“I am dangerously close to buying a new drum kit, and I’m still not quite sure why.” – Me, on Facebook. And it wasn’t the first time I had said it either. I’ve said it many, many times, hoping that someone will reply with just enough justification for me to take the plunge, beyond variants of “just fucking do it!”. It’s a habit. In fact, just earlier today, I lamented about how hesitant I have been to buy a ticket to Download Festival 2017, in hope that someone will give me the last shove into buying one, and I can subsequently blame that person when I notice that I shouldn’t have spent so much money. Once that is out of the way, I’ll use the same technique to get everyone nagging me to buy some new cymbals, to replace the old ones that I have accumulated over the years.
Then I got impatient, and I went to Graham Russell Drums in Fareham, and I bought myself a drum kit and new bass drum pedal. Alright, it was a little more drawn out than that, but in essence, not by much. During my Masters Degree, I admittedly got quite upset about how I felt completely disconnected from making and performing music myself. Even during my degree, I had very few opportunities to get involved. On a few occasions, I was called upon to help Music Performance students who required a drummer, but besides that, I rarely touched my drum kit.

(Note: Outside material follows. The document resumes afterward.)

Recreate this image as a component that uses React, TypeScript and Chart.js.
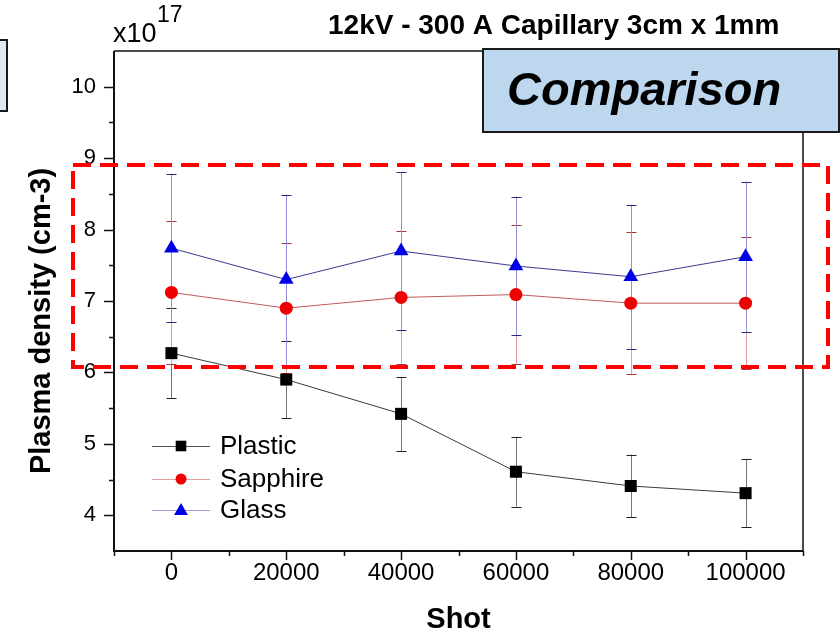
import React, { useEffect, useRef } from 'react';
import { Chart, registerables } from 'chart.js';

Chart.register(...registerables);

// ---- data ----
const shots = [0, 20000, 40000, 60000, 80000, 100000];
const plasticValues = [6.27, 5.9, 5.42, 4.61, 4.41, 4.31];
const plasticErrors = [0.63, 0.54, 0.52, 0.49, 0.44, 0.48];
const sapphireValues = [7.12, 6.9, 7.05, 7.09, 6.97, 6.97];
const sapphireErrors = [1.0, 0.91, 0.93, 0.97, 0.99, 0.92];
const glassValues = [7.74, 7.3, 7.7, 7.49, 7.34, 7.62];
const glassErrors = [1.04, 1.19, 1.1, 0.97, 1.01, 1.05];
const seriesNames = ['Plastic', 'Sapphire', 'Glass'];

const xTickValues = [0, 20000, 40000, 60000, 80000, 100000];
const xMinorValues = [-10000, 10000, 30000, 50000, 70000, 90000, 110000];
const yTickValues = [4, 5, 6, 7, 8, 9, 10];
const yMinorValues = [4.5, 5.5, 6.5, 7.5, 8.5, 9.5];
const xRange = [-10000, 110000];
const yRange = [3.5, 10.5];

const titleText = '12kV - 300 A Capillary 3cm x 1mm';
const boxText = 'Comparison';
const xTitle = 'Shot';
const yTitle = 'Plasma density (cm-3)';
const exponentBase = 'x10';
const exponentPower = '17';

const FONT = "Arial, 'Liberation Sans', sans-serif";

const styles = [
  { line: '#3a3a3a', marker: '#000000', bar: '#777777', cap: '#222222', legendLine: '#555555', shape: 'rect' },
  { line: '#c05a5a', marker: '#ee0000', bar: '#e2a0a0', cap: '#a03a3a', legendLine: '#e0a0a0', shape: 'circle' },
  { line: '#3a3a90', marker: '#0000e6', bar: '#9090d8', cap: '#2a2a80', legendLine: '#a0a0e0', shape: 'triangle' },
];

const seriesValues = [plasticValues, sapphireValues, glassValues];
const seriesErrors = [plasticErrors, sapphireErrors, glassErrors];

function drawMarker(ctx: CanvasRenderingContext2D, shape: string, x: number, y: number, r: number, color: string) {
  ctx.save();
  ctx.fillStyle = color;
  ctx.beginPath();
  if (shape === 'rect') {
    const s = r * Math.SQRT1_2;
    ctx.rect(x - s, y - s, 2 * s, 2 * s);
  } else if (shape === 'circle') {
    ctx.arc(x, y, r, 0, Math.PI * 2);
  } else {
    ctx.moveTo(x, y - r);
    ctx.lineTo(x + r * 0.866, y + r / 2);
    ctx.lineTo(x - r * 0.866, y + r / 2);
    ctx.closePath();
  }
  ctx.fill();
  ctx.restore();
}

const errorBarPlugin = {
  id: 'errorBars',
  beforeDatasetsDraw(chart: any) {
    const { ctx } = chart;
    const xs = chart.scales.x;
    const ys = chart.scales.y;
    ctx.save();
    seriesValues.forEach((vals, si) => {
      const st = styles[si];
      vals.forEach((v, i) => {
        const px = Math.round(xs.getPixelForValue(shots[i])) + 0.5;
        const top = ys.getPixelForValue(v + seriesErrors[si][i]);
        const bot = ys.getPixelForValue(v - seriesErrors[si][i]);
        ctx.lineWidth = 1;
        ctx.strokeStyle = st.bar;
        ctx.beginPath();
        ctx.moveTo(px, top);
        ctx.lineTo(px, bot);
        ctx.stroke();
        ctx.strokeStyle = st.cap;
        ctx.beginPath();
        ctx.moveTo(px - 5, Math.round(top) + 0.5);
        ctx.lineTo(px + 5, Math.round(top) + 0.5);
        ctx.moveTo(px - 5, Math.round(bot) + 0.5);
        ctx.lineTo(px + 5, Math.round(bot) + 0.5);
        ctx.stroke();
      });
    });
    ctx.restore();
  },
};

const decorPlugin = {
  id: 'decor',
  afterDraw(chart: any) {
    const { ctx, chartArea } = chart;
    const xs = chart.scales.x;
    const ys = chart.scales.y;
    const { left, right, top, bottom } = chartArea;
    ctx.save();

    // frame
    ctx.strokeStyle = '#111111';
    ctx.lineWidth = 2;
    ctx.beginPath();
    ctx.moveTo(left, top);
    ctx.lineTo(left, bottom);
    ctx.lineTo(right, bottom);
    ctx.stroke();
    ctx.lineWidth = 1.5;
    ctx.beginPath();
    ctx.moveTo(left, top);
    ctx.lineTo(right, top);
    ctx.lineTo(right, bottom);
    ctx.stroke();

    // ticks
    ctx.lineWidth = 1.5;
    ctx.beginPath();
    yTickValues.forEach((v) => {
      const py = Math.round(ys.getPixelForValue(v)) + 0.5;
      ctx.moveTo(left - 10, py);
      ctx.lineTo(left, py);
    });
    yMinorValues.forEach((v) => {
      const py = Math.round(ys.getPixelForValue(v)) + 0.5;
      ctx.moveTo(left - 5, py);
      ctx.lineTo(left, py);
    });
    xTickValues.forEach((v) => {
      const px = Math.round(xs.getPixelForValue(v)) + 0.5;
      ctx.moveTo(px, bottom);
      ctx.lineTo(px, bottom + 9);
    });
    xMinorValues.forEach((v) => {
      const px = Math.round(xs.getPixelForValue(v)) + 0.5;
      ctx.moveTo(px, bottom);
      ctx.lineTo(px, bottom + 5);
    });
    ctx.stroke();

    // legend
    const legendRows = [446, 479, 510];
    seriesNames.forEach((name, i) => {
      const st = styles[i];
      const ly = legendRows[i];
      ctx.strokeStyle = st.legendLine;
      ctx.lineWidth = 1;
      ctx.beginPath();
      ctx.moveTo(152, ly + 0.5);
      ctx.lineTo(210, ly + 0.5);
      ctx.stroke();
      const r = st.shape === 'rect' ? 7.5 : st.shape === 'circle' ? 5.5 : 8;
      drawMarker(ctx, st.shape, 181, ly + (st.shape === 'triangle' ? 1 : 0), r, st.marker);
      ctx.fillStyle = '#000000';
      ctx.font = `26px ${FONT}`;
      ctx.textAlign = 'left';
      ctx.textBaseline = 'middle';
      ctx.fillText(name, 220, ly + 1);
    });

    // exponent label
    ctx.fillStyle = '#000000';
    ctx.textAlign = 'left';
    ctx.textBaseline = 'alphabetic';
    ctx.font = `27px ${FONT}`;
    ctx.fillText(exponentBase, 113, 42);
    ctx.font = `23px ${FONT}`;
    ctx.fillText(exponentPower, 157, 22);

    // title
    ctx.font = `bold 28px ${FONT}`;
    ctx.fillText(titleText, 328, 34);

    // y title
    ctx.save();
    ctx.translate(42, 321);
    ctx.rotate(-Math.PI / 2);
    ctx.font = `bold 29px ${FONT}`;
    ctx.textAlign = 'center';
    ctx.textBaseline = 'middle';
    ctx.fillText(yTitle, 0, 0);
    ctx.restore();

    // red dashed rectangle
    ctx.strokeStyle = '#ff0000';
    ctx.lineWidth = 4;
    ctx.setLineDash([18, 9]);
    ctx.strokeRect(73, 165, 755, 202);
    ctx.setLineDash([]);

    // comparison box
    ctx.fillStyle = '#bdd7ee';
    ctx.fillRect(483, 49, 356, 83);
    ctx.strokeStyle = '#1a1a1a';
    ctx.lineWidth = 2;
    ctx.strokeRect(483, 49, 356, 83);
    ctx.fillStyle = '#000000';
    ctx.font = `italic bold 47px ${FONT}`;
    ctx.textAlign = 'left';
    ctx.textBaseline = 'alphabetic';
    ctx.fillText(boxText, 507, 105);

    // left-edge box
    ctx.fillStyle = '#deebf7';
    ctx.fillRect(-5, 40, 12, 71);
    ctx.strokeStyle = '#1a1a1a';
    ctx.lineWidth = 2;
    ctx.strokeRect(-5, 40, 12, 71);

    ctx.restore();
  },
};

export default function App() {
  const canvasRef = useRef<HTMLCanvasElement | null>(null);

  useEffect(() => {
    const canvas = canvasRef.current;
    if (!canvas) return;
    const datasets = seriesNames.map((name, si) => ({
      label: name,
      data: shots.map((s, i) => ({ x: s, y: seriesValues[si][i] })),
      borderColor: styles[si].line,
      borderWidth: 1,
      pointStyle: styles[si].shape,
      pointRadius: styles[si].shape === 'rect' ? 8.5 : styles[si].shape === 'circle' ? 6.5 : 8.5,
      pointBackgroundColor: styles[si].marker,
      pointBorderColor: styles[si].marker,
      pointBorderWidth: 0,
      tension: 0,
      fill: false,
    }));

    const chart = new Chart(canvas, {
      type: 'line',
      data: { datasets },
      options: {
        animation: false,
        responsive: false,
        maintainAspectRatio: false,
        layout: { padding: { top: 51, right: 37, left: 0, bottom: 0 } },
        plugins: {
          legend: { display: false },
          tooltip: { enabled: false },
        },
        scales: {
          x: {
            type: 'linear',
            min: xRange[0],
            max: xRange[1],
            afterBuildTicks: (scale: any) => {
              scale.ticks = xTickValues.map((v) => ({ value: v }));
            },
            afterFit: (scale: any) => {
              scale.height = 83;
            },
            grid: { display: false, drawTicks: false },
            border: { display: false },
            ticks: {
              color: '#000000',
              padding: 8,
              maxRotation: 0,
              autoSkip: false,
              font: { family: FONT, size: 24 },
              callback: (v: any) => String(v),
            },
            title: {
              display: true,
              text: xTitle,
              color: '#000000',
              font: { family: FONT, size: 29, weight: 'bold', lineHeight: 1 },
              padding: { top: 0, bottom: 0 },
            },
          },
          y: {
            type: 'linear',
            min: yRange[0],
            max: yRange[1],
            afterBuildTicks: (scale: any) => {
              scale.ticks = yTickValues.map((v) => ({ value: v }));
            },
            afterFit: (scale: any) => {
              scale.width = 114;
            },
            grid: { display: false, drawTicks: false },
            border: { display: false },
            ticks: {
              color: '#000000',
              padding: 18,
              autoSkip: false,
              font: { family: FONT, size: 22 },
              callback: (v: any) => String(v),
            },
          },
        },
      },
      plugins: [errorBarPlugin, decorPlugin],
    } as any);

    return () => {
      chart.destroy();
    };
  }, []);

  return (
    <div style={{ position: 'absolute', left: 0, top: 0, width: 840, height: 634, background: '#ffffff' }}>
      <canvas ref={canvasRef} width={840} height={634} style={{ display: 'block' }} />
    </div>
  );
}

The most involved I felt when I was at uni, was my trip to Abbey Road Studios. However again, it was my job to lurk in the corner with a dictaphone and notepad, rather than contribute directly. Here I am tinkering on the piano, but I wasn’t the man recorded.
A week before buying the kit itself, I had visited the store with the intention to look at a couple of kits in particular. This happened after I visited the local Professional Music Technology store, and I took the opportunity to muck around on a £6000 Roland electronic drum kit. I then had a bit of an epiphany. Now was time to get off of my backside… only to put it down again, behind a drum kit. I had almost forgotten that I could even do it. When I got home, I went straight to my drum kit, and played the same thing. I found it far less comfortable, and I realised that I would much prefer to have much shallower drums than my Mapex Venus Series kit had, and make everything closer together. I’ve always preferred intricacy, then to make a chest-punching, booming racket. For this reason, I looked at the Mapex Armory and Tama Hyper-drive kits.
I subsequently bought the Mapex Armory. Interestingly, my mother dropped me to the store, and much to my surprise, she seemed a bit disheartened. Not because I was dishing out hundreds of pounds, but because I wasn’t paying more for the more expensive option. This made me kind of happy though. It felt great to know that she was behind me in this venture. I managed to convince her that I hadn’t chosen a six-piece Mapex Armory because it was cheaper than the five-piece Tama kit, but because I preferred it!
Admittedly, I spent more time pondering over what colour I would choose. Nosing around the catalogue beforehand, I wanted the ‘Photon Blue’ kit, which was fun and glittery.
However, upon realising that this was going to be in constant view in my own beige home, this kit which seems coloured more for the stage, was sadly inappropriate. I subsequently went for the more practical walnut colour. Besides, the store’s titular Graham Russell explained the matter well – wood colours are “timeless”.
It felt great to get it home, but it wasn’t nearly as much fun to set it up. In spite of beginning to learn how to play drums sixteen years beforehand, I had never assembled and tuned a drum kit in its entirety. It took me a couple of days to put it together. Normally I wouldn’t have the patience, but I was excited enough for it to hold my attention, and to know I was excited was a good cue that this might not have been a waste of time or money. Still, it was a shame that it was finished at 1AM so I couldn’t have a good go on it! Wish me luck. This should be good fun.